At first sight there seems to be an inconsistency. There is no limit to the accuracy with which we may know the position, provided that we do not want to know the velocity also. Very well; let us make a highly accurate determination of position now, and after waiting a moment make another highly accurate determination of position. Comparing the two accurate positions we compute the accurate velocity—and snap our fingers at the principle of indeterminacy. This velocity, however, is of no use for prediction, because in making the second accurate determination of position we have rough-handled the particle so much that it no longer has the velocity we calculated. It is a purely retrospective velocity. The velocity does not exist in the present tense but in the future perfect; it never exists, it never will exist, but a time may come when it will have existed. There is no room for it in Fig. 4 which contains an Absolute Future and an Absolute Past but not an Absolute Future Perfect.

The velocity which we attribute to a particle now can be regarded as an anticipation of its future positions. To say that it is unknowable (except with a certain degree of inaccuracy) is to say that the future cannot be anticipated. Immediately the future is accomplished, so that it is no longer an anticipation, the velocity becomes knowable.

The classical view that a particle necessarily has a definite (but not necessarily knowable) velocity now, amounts to disguising a piece of the unknown future as an unknowable element of the present. Classical physics foists a deterministic scheme on us by a trick; it smuggles the unknown future into the present, trusting that we shall not press an inquiry as to whether it has become any more knowable that way.

The same principle extends to every kind of phenomenon that we attempt to predict, so long as the need for accuracy is not buried under a mass of averages.
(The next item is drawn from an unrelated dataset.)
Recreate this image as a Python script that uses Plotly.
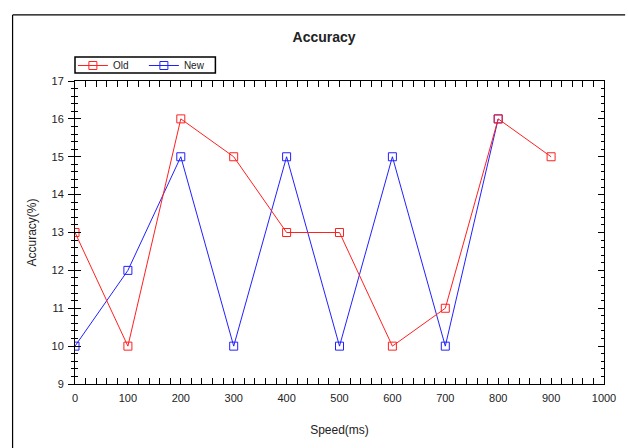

To every co-ordinate there corresponds a momentum, and by the principle of indeterminacy the more accurately the co-ordinate is known the less accurately the momentum is known. Nature thus provides that knowledge of one-half of the world will ensure ignorance of the other half—ignorance which, we have seen, may be remedied later when the same part of the world is contemplated retrospectively. We can scarcely rest content with a picture of the world which includes so much that cannot be known. We have been trying to get rid of unknowable things, i.e. all conceptions which have no causal connection with our experience. We have eliminated velocity through aether, “right” frames of space, etc., for this reason. This vast new unknowable element must likewise be swept out of the Present. Its proper place is in the Future because then it will no longer be unknowable. It has been put in prematurely as an anticipation of that which cannot be anticipated.

In assessing whether the symbols which the physicist has scattered through the external world are adequate to predetermine the future, we must be on our guard against retrospective symbols. It is easy to prophesy after the event.